Survey banner
The Dataiku Community is moving to a new home! We are temporary in read only mode: LEARN MORE

The python process died(killed - maybe out of memory ?) + how to change it to SQL instead

ShrimpMania
Level 1
The python process died(killed - maybe out of memory ?) + how to change it to SQL instead

 I was trying to filter the datasets by using python inside DSS via Jupyter but then I noticed when there are datasets having many rows, it stops and shows the error. Meaning It runs one or two datasets and stop.

 

The python process died(killed - maybe out of memory ?)

 

 I have some questions regarding this problem.

 

1. is there a way to filter 'CA' first and get the data frame so I can keep working in python? or if there's a better way. I'm quite new to dataiku.

2. How should I change it to SQL? will it be helpful to avoid getting the error? I found out in Dataiku the type is "sql_query" but then I don't know what to do next. I'm just getting errors saying like sqlqueryrecipecreator has no attribute(?).

import dataiku
client = dataiku.api_client()

project = client.get_project("my_project_key")


input_datasets = ["datast1","dataset2", ... "dataset122"]

for input_dataset_name in input_datasets:
    output_dataset_name = input_dataset_name + "CA_filtered"
    
    builder = project.new_recipe("python")
    
    builder.with_input(input_dataset_name)
    
    builder.with_new_output_dataset(output_dataset_name, "connection_name")
    
    builder.with_script(f"""
    import dataiku
    from dataiku import recipe
    input_dataset = recipe.get_inputs_as_datasets()[0]
    output_dataset = recipe.get_outputs_as_datasets()[0]

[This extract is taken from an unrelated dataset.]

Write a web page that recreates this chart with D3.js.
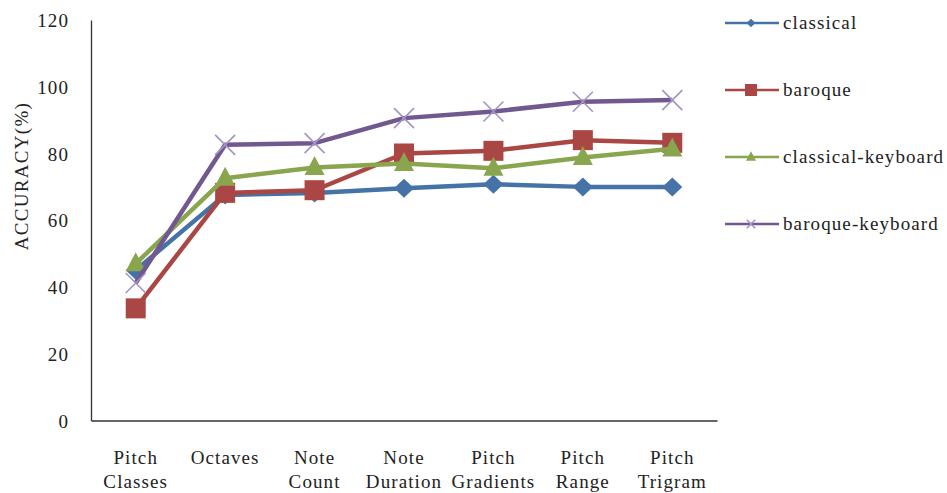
<!DOCTYPE html>
<html>
<head>
<meta charset="utf-8">
<script src="https://cdn.jsdelivr.net/npm/d3@7"></script>
<style>
  html, body { margin: 0; padding: 0; background: #fff; }
  svg { display: block; }
</style>
</head>
<body>
<svg id="chart" width="947" height="493"></svg>
<script>
// Feature categories (two-line labels on the x axis)
const categories = ["Pitch Classes", "Octaves", "Note Count", "Note Duration", "Pitch Gradients", "Pitch Range", "Pitch Trigram"];
const categoryLines = [["Pitch", "Classes"], ["Octaves"], ["Note", "Count"], ["Note", "Duration"], ["Pitch", "Gradients"], ["Pitch", "Range"], ["Pitch", "Trigram"]];

// Accuracy (%) per feature set
const classical = [45, 67.6, 68.2, 69.6, 70.8, 70, 70];
const baroque = [33.6, 68.2, 69, 80, 80.8, 84, 83.2];
const classicalKeyboard = [47, 72.6, 75.8, 77, 75.6, 78.8, 81.4];
const baroqueKeyboard = [41.2, 82.6, 83.1, 90.6, 92.6, 95.5, 96];

const seriesNames = ["classical", "baroque", "classical-keyboard", "baroque-keyboard"];
const yTicks = [0, 20, 40, 60, 80, 100, 120];

const series = [
  { name: seriesNames[0], values: classical, color: "#4572A7", marker: "diamond" },
  { name: seriesNames[1], values: baroque, color: "#AA4643", marker: "square" },
  { name: seriesNames[2], values: classicalKeyboard, color: "#89A54E", marker: "triangle" },
  { name: seriesNames[3], values: baroqueKeyboard, color: "#71588F", marker: "cross" }
];

const FONT = '"Liberation Serif", "Times New Roman", serif';
const textStyle = sel => sel
  .style("font-family", FONT)
  .style("font-size", "19px")
  .style("letter-spacing", "1.1px")
  .style("fill", "#222");

const svg = d3.select("#chart");
const plot = { left: 91, right: 717, top: 20, bottom: 420.5 };

const x = d3.scaleBand().domain(categories).range([plot.left, plot.right]);
const y = d3.scaleLinear().domain([0, 120]).range([plot.bottom, plot.top]);
const cx = c => x(c) + x.bandwidth() / 2;

// Axes
const yAxis = svg.append("g")
  .attr("transform", `translate(${plot.left},0)`)
  .call(d3.axisLeft(y).tickValues(yTicks).tickSize(0).tickPadding(22));
yAxis.select(".domain").attr("stroke", "#333").attr("stroke-width", 1.3);
yAxis.selectAll("text").call(textStyle).attr("dy", "0.35em");

const xAxis = svg.append("g")
  .attr("transform", `translate(0,${plot.bottom})`)
  .call(d3.axisBottom(x).tickSize(0).tickFormat(""));
xAxis.select(".domain").attr("stroke", "#333").attr("stroke-width", 1.3);

// Multi-line category labels
xAxis.selectAll(".tick").each(function (d, i) {
  const t = d3.select(this).append("text")
    .attr("text-anchor", "middle")
    .call(textStyle);
  categoryLines[i].forEach((line, k) => {
    t.append("tspan").attr("x", 0).attr("y", 43 + k * 24).text(line);
  });
});

// Y axis title
svg.append("text")
  .attr("transform", `translate(28,176) rotate(-90)`)
  .attr("text-anchor", "middle")
  .call(textStyle)
  .style("letter-spacing", "1.3px")
  .text("ACCURACY(%)");

// Marker drawing
function drawMarker(g, type, px, py, color, scale = 1) {
  if (type === "diamond") {
    const rx = 10 * scale, ry = 9.5 * scale;
    g.append("path")
      .attr("d", `M${px},${py - ry}L${px + rx},${py}L${px},${py + ry}L${px - rx},${py}Z`)
      .attr("fill", color);
  } else if (type === "square") {
    const s = 20 * scale;
    g.append("rect")
      .attr("x", px - s / 2).attr("y", py - s / 2)
      .attr("width", s).attr("height", s)
      .attr("fill", color);
  } else if (type === "triangle") {
    const h = 19 * scale, w = 20 * scale;
    g.append("path")
      .attr("d", `M${px},${py - h * 0.6}L${px + w / 2},${py + h * 0.4}L${px - w / 2},${py + h * 0.4}Z`)
      .attr("fill", color);
  } else if (type === "cross") {
    const r = 10 * scale;
    g.append("path")
      .attr("d", `M${px - r},${py - r}L${px + r},${py + r}M${px - r},${py + r}L${px + r},${py - r}`)
      .attr("stroke", "#a393c4")
      .attr("stroke-width", 1.6)
      .attr("fill", "none");
  }
}

const line = d3.line()
  .x((d, i) => cx(categories[i]))
  .y(d => y(d));

// Each series: line, then its markers
series.forEach(s => {
  const g = svg.append("g");
  g.append("path")
    .datum(s.values)
    .attr("d", line)
    .attr("fill", "none")
    .attr("stroke", s.color)
    .attr("stroke-width", 4.5)
    .attr("stroke-linejoin", "round");
  s.values.forEach((v, i) => drawMarker(g, s.marker, cx(categories[i]), y(v), s.color));
});

// Legend
const legend = svg.append("g");
const legendY = [23, 90, 157, 224];
const legendScale = [0.45, 0.6, 0.5, 0.42];
series.forEach((s, i) => {
  const ly = legendY[i];
  legend.append("line")
    .attr("x1", 725).attr("x2", 779)
    .attr("y1", ly).attr("y2", ly)
    .attr("stroke", s.color).attr("stroke-width", 2.5);
  drawMarker(legend, s.marker, 751, ly, s.color, legendScale[i]);
  legend.append("text")
    .attr("x", 783).attr("y", ly + 6)
    .call(textStyle)
    .text(s.name);
});
</script>
</body>
</html>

    df = input_dataset.get_dataframe()
    df = df[df['CNTRY'] == 'CA']
    output_dataset.write_with_schema(df)
    """)
    
    recipe = builder.create()
    job = recipe.run()

 

0 Kudos
6 Replies
Turribeach

What you need to do is to first do a visual Filter recipe and set the Engine as SQL (rather than DSS / Internal) which will run in SQL and will not attempt to load all that data in memory before the filter is applied. Then use that as input of your Python recipe. 

0 Kudos
ShrimpMania
Level 1
Author

Hi @Turribeach , Thank you for your answer but I don't get it. could you please give me a detailed explanation? so you mean I should do a visual Filter/Sampling * 122 times and setting the engine as SQL and write the sampling code via python?

 All I need to do is just filter and get only rows having "CA" value(Column:country). As the datasets' schema are different so I can't use the stack.

 I have all the datasets in snowflake DB and all of them are already imported in my project but should store them in a different snowflake connection. that's why I wrote connection name in my code.

0 Kudos

so you mean I should do a visual Filter * 122 times and setting the engine as SQL?

Yes, I think you are getting confused here between a Filter recipe and Sampling. These are two different things. Sampling is a way of showing you a part of your dataset for exploration and for you to build other recipes. It has no impact in the output. You don't need to sample anything to run a recipe or a full flow. So instead of using Python recipes use Filter recipes which you can run in SQL in your Snowflake DB so the data will not be loaded in memory and will remain filtered in Snow in a new table.

 

0 Kudos
ShrimpMania
Level 1
Author

 I know the difference but I wrote filter/sample as it's written together in the visual recipe on Dataiku. I got your point.

 

 I thought I could do it more effectively in SQL using python Jupyter as it's so time consuming to 1. click on filter(visual recipes) 2. setting the output dataset(name and store into) 3.setting the filter and run * 122 times.

 I don't use snowflake directly and all I can see is the blue box datasets which were imported. I'm not sure if you're talking about the Settings - Connection - Mode - SQL query. I'm not sure if it's the best way that I can do because I prefer to keep them as original dataset and filter the dataset but if repeating 122 times is the only way I can in order to get it properly then I would try this solution as the code I tried keep stoping if the data size is too big.

0 Kudos

Of course you shouldn't do this manually! You can create a visual recipe using the Dataiku API. 

0 Kudos
ShrimpMania
Level 1
Author

 Meaning I can create the visual recipe(filtering) via Jupyter python? I tried to find what document I can refer to like I did the code I provided in the post but I couldn't. Could you please tell me how I can do that?

 builder = project.new_recipe("python")

 

Can I make it by revising some of my code like python to sampling? As far as I know in new_recipe it has to be a type and in Dataiku the type name for sample/filter is sampling.

 

I checked Dataiku Developer Guide but I couldn't find how I had to do it for the filtering recipe.

0 Kudos